━━ EXTRACTED DATA ━━

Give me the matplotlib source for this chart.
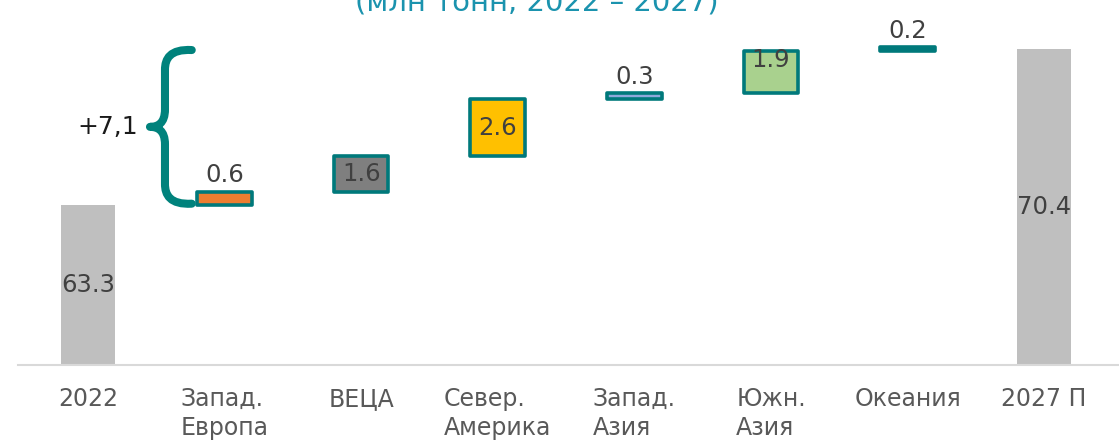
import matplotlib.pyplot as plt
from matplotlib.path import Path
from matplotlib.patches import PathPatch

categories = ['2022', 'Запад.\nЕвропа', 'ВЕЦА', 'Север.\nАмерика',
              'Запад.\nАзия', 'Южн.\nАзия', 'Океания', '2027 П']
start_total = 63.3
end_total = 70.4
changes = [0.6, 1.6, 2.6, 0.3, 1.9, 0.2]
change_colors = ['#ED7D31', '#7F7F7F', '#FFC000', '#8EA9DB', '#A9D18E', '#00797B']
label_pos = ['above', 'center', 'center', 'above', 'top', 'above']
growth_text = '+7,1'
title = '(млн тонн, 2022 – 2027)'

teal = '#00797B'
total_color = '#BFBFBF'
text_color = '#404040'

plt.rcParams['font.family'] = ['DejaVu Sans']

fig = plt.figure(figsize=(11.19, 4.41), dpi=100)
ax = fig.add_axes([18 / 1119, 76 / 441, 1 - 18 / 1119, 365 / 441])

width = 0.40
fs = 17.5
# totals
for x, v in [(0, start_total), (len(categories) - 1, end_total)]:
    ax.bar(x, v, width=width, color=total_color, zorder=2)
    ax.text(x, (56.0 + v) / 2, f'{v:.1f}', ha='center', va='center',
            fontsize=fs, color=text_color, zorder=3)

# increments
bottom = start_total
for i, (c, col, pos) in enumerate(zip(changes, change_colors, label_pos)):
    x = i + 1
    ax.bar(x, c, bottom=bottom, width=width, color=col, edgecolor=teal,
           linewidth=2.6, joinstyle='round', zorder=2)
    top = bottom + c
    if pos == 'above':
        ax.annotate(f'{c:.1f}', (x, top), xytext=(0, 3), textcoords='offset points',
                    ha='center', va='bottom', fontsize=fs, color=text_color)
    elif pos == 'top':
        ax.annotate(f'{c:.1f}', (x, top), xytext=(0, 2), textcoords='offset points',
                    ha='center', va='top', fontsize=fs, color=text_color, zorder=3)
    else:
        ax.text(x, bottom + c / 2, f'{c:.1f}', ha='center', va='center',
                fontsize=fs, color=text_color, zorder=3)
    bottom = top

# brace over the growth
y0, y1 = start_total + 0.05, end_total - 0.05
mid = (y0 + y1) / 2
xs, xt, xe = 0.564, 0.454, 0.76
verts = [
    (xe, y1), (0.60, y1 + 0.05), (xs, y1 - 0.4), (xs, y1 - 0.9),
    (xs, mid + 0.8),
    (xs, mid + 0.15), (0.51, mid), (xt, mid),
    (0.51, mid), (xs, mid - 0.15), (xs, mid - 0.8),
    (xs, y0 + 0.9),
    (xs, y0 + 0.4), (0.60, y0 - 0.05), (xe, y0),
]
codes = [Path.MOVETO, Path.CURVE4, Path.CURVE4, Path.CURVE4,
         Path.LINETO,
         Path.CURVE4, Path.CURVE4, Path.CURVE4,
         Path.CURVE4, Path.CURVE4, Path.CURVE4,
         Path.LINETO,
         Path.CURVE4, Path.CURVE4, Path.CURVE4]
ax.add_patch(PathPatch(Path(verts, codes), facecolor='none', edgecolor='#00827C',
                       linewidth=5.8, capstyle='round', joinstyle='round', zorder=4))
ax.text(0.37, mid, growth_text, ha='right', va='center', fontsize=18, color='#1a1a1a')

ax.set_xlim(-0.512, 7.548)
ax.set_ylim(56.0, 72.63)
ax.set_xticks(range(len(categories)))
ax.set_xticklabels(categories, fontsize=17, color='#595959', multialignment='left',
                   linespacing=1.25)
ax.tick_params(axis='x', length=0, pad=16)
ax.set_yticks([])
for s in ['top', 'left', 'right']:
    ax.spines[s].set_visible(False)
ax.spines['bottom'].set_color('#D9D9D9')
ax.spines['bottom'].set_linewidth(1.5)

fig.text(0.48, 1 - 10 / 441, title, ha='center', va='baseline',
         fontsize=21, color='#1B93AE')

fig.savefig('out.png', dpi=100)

━━━
━━ EXTRACTED DATA ━━

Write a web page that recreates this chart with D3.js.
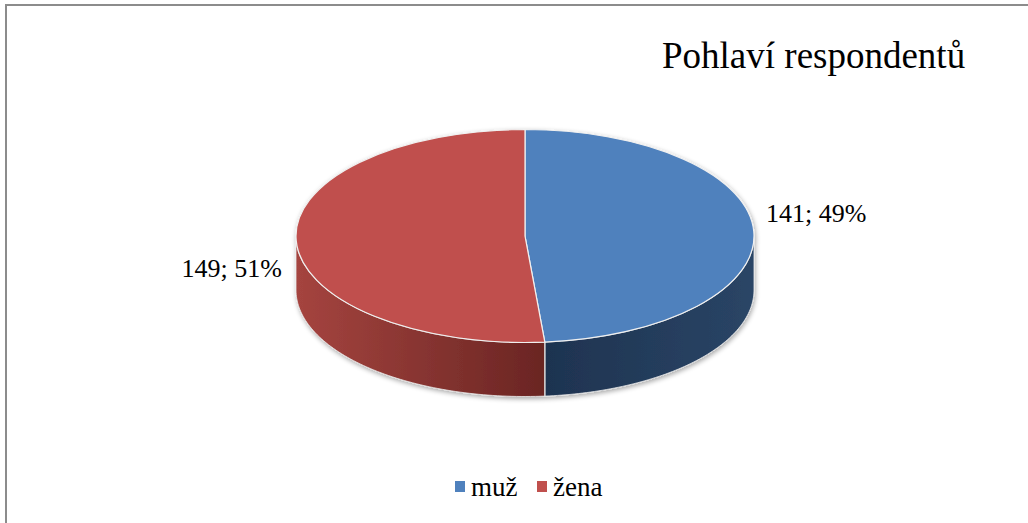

━━━
━━ EXTRACTED DATA ━━

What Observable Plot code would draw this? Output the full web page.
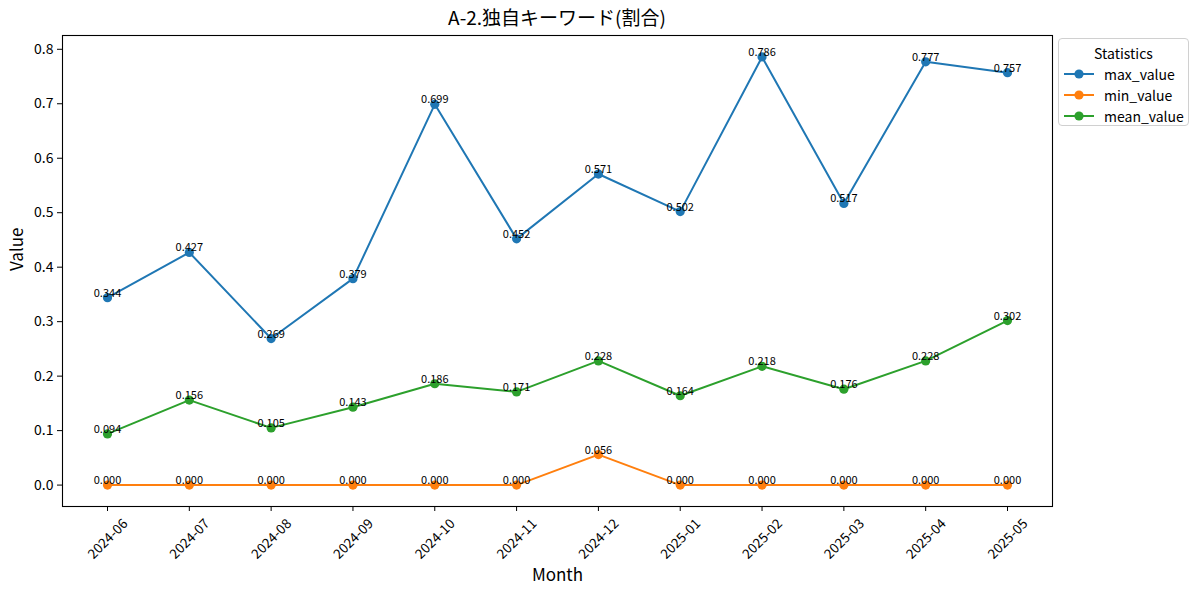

━━━

■ **EXERCISE PROMPT**
With the pictures removed from your copy, retype the lines above from the one that contains "Give me the matplotlib source for this chart." through the one that contains "from matplotlib.patches import PathPatch", exactly.

■ **OUTPUT OF THE TASK**
Give me the matplotlib source for this chart.
import matplotlib.pyplot as plt
from matplotlib.path import Path
from matplotlib.patches import PathPatch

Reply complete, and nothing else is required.